Find budget solutions that protect Washington's values
Washington state's budget crisis is not the time to raise taxes on recession-bruised families, write four state Republican leaders. Better to reform government long-term by allowing private liquor sales and having state employees pay as much for health care as private citizens.
Special to The Times
THE stories are as common as they are devastating: A small-business owner forced to lay off her longtime friend and employee, or close up shop. The family next door who lost their home to foreclosure. The daughter forced to take on expensive student loans because her dad lost his job just when tuition skyrocketed. These are the stories on our minds as we hear new calls to raise taxes on recession-bruised families.
We applauded Gov. Chris Gregoire for her pledge to balance the last budget without raising taxes, even though many passionately disagreed with that approach. This year, though the state faces another deficit, we should make that commitment again.
Over the years, Republicans in Washington have persistently suggested ideas to make government less costly and more efficient. Democratic leaders have embraced some of our ideas, including creating a "rainy-day fund." Today we suggest a few more ideas that, if implemented, will help protect struggling Washingtonians from new taxes when they can least afford them.
These ideas won't solve the entire budget challenge, but provide a foundation for a balanced budget, much as the governor did in her recent budget proposal. The challenge before us is to work together to produce a budget that is consistent with our shared values.
We can save millions by eliminating our state's monopoly on liquor sales. According to Democratic State Auditor Brian Sonntag, Washington would generate up to $350 million over five years by transferring liquor sales to privately run businesses. Sonntag recently suggested at least $20 million in additional savings, along with millions in new revenue — all without raising taxes.

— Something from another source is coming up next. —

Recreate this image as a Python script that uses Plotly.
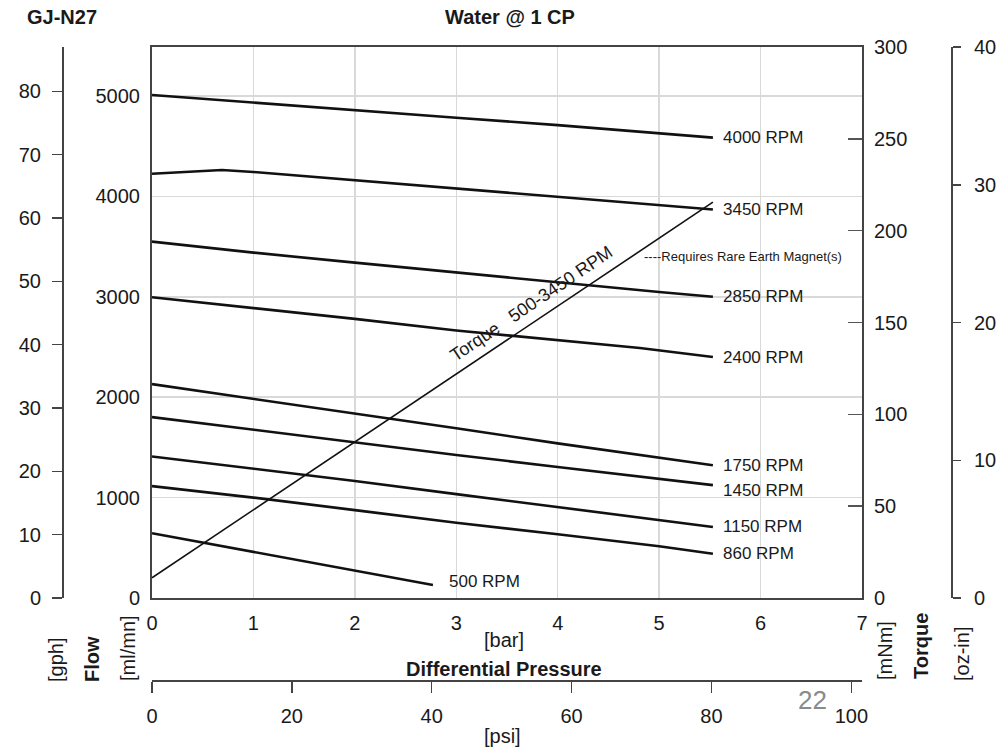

The state must also look at how its employees are compensated. As the Dec. 14 Seattle Times editorial "Gov. Gregoire's state budget has merit" noted, the state can no longer afford to allow its employees to pay only 12 percent of their health-care premiums while most private-sector workers pay more than 20 percent. Remedying this inequity saves more than $100 million this biennium.
Taxpayers should also be spared from funding $83 million in planned pay raises for 21,000 state workers. Most state employees would contribute more to their health insurance benefit or forgo raises if it meant a chance to save their jobs.
A major problem with Washington's budget process is that even in good times more is spent than is taken in. This structural flaw creates a house of cards, easily toppled by an economic storm. These unsustainable budgets cannot continue. That's why we agree with what the governor said in her "State of the State" address one year ago: "We can and must reform state government."
If our struggling economy is to rebound, we need to implement new reforms to spark job creation. Otherwise, we'll endure more job losses and missed opportunities, whether it's small businesses or Boeing.
For example, Washington's expensive, job-killing workers' compensation system may be improved by creating a "private option" along with the government-run system. Nearly every other state allows this type of choice and competition. Washington should, too.
Here are values we all should be able to agree on:
• Reforming government to protect our most vulnerable citizens and fostering job growth to get people back to work;
• Creating a sustainable budget that saves money in good times to prevent catastrophic shortfalls in tough times.
These are some of the ideas on which we look forward to working with the governor and Democratic Party leaders in the House and Senate. Let's promote these and other nonpartisan ideas to solve our budget crisis, grow our economy and return our state to fiscal health.
Rob McKenna is state attorney general. Sam Reed is secretary of state. Mike Hewitt is Senate Republican leader and Richard DeBolt is House Republican leader.